### Your objective:
Please write out the lines of the data exactly, beginning with the first and ending with the line containing "1.65, 1.21, 1.17];"; leave the pictures behind.

=== Data lines ===

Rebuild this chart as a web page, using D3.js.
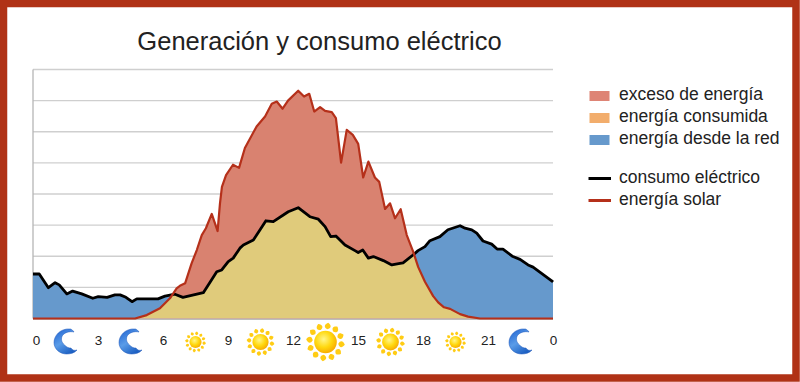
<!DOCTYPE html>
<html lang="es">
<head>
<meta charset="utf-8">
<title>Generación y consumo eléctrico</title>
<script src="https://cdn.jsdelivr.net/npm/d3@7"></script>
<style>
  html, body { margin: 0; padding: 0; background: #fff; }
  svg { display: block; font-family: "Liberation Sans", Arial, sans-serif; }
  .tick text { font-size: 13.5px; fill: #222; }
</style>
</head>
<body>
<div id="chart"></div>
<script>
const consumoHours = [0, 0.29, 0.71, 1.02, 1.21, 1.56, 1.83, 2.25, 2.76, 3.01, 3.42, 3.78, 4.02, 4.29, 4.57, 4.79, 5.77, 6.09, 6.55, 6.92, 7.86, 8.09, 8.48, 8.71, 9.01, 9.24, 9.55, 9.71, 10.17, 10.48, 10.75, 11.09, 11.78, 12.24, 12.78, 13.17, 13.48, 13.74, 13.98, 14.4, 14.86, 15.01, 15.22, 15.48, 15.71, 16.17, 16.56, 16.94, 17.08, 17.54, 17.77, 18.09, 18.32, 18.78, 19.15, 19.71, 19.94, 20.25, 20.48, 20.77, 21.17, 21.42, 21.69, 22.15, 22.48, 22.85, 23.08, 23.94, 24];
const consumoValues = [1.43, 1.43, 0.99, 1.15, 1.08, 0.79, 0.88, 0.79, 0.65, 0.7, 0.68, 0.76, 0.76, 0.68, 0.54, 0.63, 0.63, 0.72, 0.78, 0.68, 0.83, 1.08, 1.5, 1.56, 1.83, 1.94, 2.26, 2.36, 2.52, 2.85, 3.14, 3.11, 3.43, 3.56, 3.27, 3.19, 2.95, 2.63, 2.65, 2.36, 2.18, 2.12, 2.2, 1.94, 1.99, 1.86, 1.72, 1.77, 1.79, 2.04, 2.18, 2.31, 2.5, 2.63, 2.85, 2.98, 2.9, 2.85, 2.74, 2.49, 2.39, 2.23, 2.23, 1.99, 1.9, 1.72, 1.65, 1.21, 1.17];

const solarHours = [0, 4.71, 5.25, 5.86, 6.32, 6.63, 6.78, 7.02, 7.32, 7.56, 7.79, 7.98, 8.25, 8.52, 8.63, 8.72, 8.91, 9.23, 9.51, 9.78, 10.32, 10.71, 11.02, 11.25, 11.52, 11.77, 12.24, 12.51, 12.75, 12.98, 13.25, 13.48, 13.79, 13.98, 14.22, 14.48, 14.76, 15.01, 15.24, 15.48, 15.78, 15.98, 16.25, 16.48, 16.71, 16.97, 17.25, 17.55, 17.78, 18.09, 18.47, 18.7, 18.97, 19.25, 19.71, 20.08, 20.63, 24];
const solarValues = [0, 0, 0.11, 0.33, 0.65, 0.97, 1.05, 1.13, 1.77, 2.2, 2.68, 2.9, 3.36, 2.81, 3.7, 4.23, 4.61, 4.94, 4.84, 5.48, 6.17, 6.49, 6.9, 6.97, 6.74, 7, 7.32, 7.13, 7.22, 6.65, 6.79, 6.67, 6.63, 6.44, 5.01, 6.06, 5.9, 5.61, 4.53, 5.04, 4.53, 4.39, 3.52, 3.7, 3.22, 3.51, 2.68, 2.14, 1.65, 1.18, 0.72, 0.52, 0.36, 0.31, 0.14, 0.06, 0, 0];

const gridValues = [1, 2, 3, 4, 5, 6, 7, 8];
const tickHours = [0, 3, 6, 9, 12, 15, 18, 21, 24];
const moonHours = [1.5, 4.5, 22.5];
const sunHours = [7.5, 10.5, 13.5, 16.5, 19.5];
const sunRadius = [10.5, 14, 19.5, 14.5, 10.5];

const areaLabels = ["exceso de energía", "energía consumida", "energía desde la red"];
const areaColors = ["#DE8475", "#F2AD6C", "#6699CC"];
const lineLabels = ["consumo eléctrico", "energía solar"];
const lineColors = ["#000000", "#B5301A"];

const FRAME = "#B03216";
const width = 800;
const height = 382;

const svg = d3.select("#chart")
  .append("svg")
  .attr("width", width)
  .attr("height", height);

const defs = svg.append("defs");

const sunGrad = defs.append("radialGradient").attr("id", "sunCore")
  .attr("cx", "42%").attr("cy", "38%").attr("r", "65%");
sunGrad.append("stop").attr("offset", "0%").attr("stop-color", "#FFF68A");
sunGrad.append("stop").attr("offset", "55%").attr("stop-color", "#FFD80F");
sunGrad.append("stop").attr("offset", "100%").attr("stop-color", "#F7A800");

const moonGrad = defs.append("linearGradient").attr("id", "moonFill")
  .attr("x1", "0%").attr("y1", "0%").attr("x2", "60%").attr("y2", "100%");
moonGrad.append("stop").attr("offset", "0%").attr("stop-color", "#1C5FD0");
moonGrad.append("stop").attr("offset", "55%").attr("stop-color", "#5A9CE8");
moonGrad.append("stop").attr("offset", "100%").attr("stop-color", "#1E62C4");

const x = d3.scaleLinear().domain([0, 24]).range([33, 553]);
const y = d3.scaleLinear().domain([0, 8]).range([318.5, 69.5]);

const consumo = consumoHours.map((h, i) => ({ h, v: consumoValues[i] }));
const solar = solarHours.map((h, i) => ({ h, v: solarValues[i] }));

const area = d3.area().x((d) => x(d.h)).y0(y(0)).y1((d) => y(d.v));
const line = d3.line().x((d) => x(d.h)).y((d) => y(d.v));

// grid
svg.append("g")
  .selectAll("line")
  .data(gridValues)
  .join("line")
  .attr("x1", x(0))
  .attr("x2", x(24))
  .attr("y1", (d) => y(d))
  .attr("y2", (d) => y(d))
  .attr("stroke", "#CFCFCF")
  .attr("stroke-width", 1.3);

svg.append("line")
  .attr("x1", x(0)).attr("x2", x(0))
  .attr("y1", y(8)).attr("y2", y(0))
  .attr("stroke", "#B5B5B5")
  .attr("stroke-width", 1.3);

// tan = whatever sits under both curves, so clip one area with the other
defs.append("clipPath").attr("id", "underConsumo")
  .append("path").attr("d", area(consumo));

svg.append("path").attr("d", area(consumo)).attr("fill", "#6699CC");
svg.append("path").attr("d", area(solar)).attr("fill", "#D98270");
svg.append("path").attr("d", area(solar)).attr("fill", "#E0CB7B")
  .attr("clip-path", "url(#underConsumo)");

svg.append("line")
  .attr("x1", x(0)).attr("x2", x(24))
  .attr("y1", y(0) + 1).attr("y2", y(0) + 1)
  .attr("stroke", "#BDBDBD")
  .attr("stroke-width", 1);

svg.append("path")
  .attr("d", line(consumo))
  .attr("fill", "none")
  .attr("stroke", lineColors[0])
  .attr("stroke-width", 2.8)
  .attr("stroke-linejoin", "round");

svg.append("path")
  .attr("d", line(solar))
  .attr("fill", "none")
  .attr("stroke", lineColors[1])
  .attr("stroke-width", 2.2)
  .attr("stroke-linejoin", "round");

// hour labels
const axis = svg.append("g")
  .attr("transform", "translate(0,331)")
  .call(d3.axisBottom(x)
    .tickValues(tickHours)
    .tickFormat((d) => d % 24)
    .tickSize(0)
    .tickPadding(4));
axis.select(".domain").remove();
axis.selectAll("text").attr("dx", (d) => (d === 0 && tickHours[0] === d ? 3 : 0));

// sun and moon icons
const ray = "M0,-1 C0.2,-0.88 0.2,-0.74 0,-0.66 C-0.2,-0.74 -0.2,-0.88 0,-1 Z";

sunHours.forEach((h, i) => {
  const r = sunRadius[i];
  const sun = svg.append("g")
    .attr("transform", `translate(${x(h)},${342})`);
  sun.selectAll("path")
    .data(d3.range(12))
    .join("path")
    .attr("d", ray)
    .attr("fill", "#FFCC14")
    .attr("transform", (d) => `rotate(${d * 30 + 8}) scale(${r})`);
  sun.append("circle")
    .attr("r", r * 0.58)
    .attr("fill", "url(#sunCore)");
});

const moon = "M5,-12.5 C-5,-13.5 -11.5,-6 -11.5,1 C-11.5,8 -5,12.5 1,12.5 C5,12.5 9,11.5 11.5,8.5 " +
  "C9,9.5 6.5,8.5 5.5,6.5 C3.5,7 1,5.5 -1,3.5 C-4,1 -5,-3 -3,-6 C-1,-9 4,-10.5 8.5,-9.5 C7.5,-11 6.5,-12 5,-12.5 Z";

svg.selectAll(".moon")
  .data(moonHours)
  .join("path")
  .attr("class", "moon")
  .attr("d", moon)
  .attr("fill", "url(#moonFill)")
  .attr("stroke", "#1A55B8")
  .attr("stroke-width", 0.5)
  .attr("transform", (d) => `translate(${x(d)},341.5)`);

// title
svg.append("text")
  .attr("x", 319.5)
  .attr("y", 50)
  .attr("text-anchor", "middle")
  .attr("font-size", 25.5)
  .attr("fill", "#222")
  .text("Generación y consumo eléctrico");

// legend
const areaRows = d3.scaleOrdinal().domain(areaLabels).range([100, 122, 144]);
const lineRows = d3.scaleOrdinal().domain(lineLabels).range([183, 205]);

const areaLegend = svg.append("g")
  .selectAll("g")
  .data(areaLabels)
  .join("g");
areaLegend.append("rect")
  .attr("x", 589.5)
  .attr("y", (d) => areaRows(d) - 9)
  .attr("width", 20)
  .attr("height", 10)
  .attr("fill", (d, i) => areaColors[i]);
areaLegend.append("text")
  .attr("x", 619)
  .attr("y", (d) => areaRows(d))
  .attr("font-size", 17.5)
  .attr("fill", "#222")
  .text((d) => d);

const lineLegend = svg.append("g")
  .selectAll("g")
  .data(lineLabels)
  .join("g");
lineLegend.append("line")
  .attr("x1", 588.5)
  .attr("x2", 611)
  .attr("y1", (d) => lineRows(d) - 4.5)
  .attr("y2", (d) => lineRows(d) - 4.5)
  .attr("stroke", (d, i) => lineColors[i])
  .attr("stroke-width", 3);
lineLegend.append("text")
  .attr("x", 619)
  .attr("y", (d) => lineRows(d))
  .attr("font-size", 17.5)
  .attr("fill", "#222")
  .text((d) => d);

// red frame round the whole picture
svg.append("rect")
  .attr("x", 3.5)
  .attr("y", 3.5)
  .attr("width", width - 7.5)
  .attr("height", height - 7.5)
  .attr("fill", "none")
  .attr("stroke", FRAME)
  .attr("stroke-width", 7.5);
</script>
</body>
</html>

===

### Reply to the exercise:
Rebuild this chart as a web page, using D3.js.
<!DOCTYPE html>
<html lang="es">
<head>
<meta charset="utf-8">
<title>Generación y consumo eléctrico</title>
<script src="https://cdn.jsdelivr.net/npm/d3@7"></script>
<style>
  html, body { margin: 0; padding: 0; background: #fff; }
  svg { display: block; font-family: "Liberation Sans", Arial, sans-serif; }
  .tick text { font-size: 13.5px; fill: #222; }
</style>
</head>
<body>
<div id="chart"></div>
<script>
const consumoHours = [0, 0.29, 0.71, 1.02, 1.21, 1.56, 1.83, 2.25, 2.76, 3.01, 3.42, 3.78, 4.02, 4.29, 4.57, 4.79, 5.77, 6.09, 6.55, 6.92, 7.86, 8.09, 8.48, 8.71, 9.01, 9.24, 9.55, 9.71, 10.17, 10.48, 10.75, 11.09, 11.78, 12.24, 12.78, 13.17, 13.48, 13.74, 13.98, 14.4, 14.86, 15.01, 15.22, 15.48, 15.71, 16.17, 16.56, 16.94, 17.08, 17.54, 17.77, 18.09, 18.32, 18.78, 19.15, 19.71, 19.94, 20.25, 20.48, 20.77, 21.17, 21.42, 21.69, 22.15, 22.48, 22.85, 23.08, 23.94, 24];
const consumoValues = [1.43, 1.43, 0.99, 1.15, 1.08, 0.79, 0.88, 0.79, 0.65, 0.7, 0.68, 0.76, 0.76, 0.68, 0.54, 0.63, 0.63, 0.72, 0.78, 0.68, 0.83, 1.08, 1.5, 1.56, 1.83, 1.94, 2.26, 2.36, 2.52, 2.85, 3.14, 3.11, 3.43, 3.56, 3.27, 3.19, 2.95, 2.63, 2.65, 2.36, 2.18, 2.12, 2.2, 1.94, 1.99, 1.86, 1.72, 1.77, 1.79, 2.04, 2.18, 2.31, 2.5, 2.63, 2.85, 2.98, 2.9, 2.85, 2.74, 2.49, 2.39, 2.23, 2.23, 1.99, 1.9, 1.72, 1.65, 1.21, 1.17];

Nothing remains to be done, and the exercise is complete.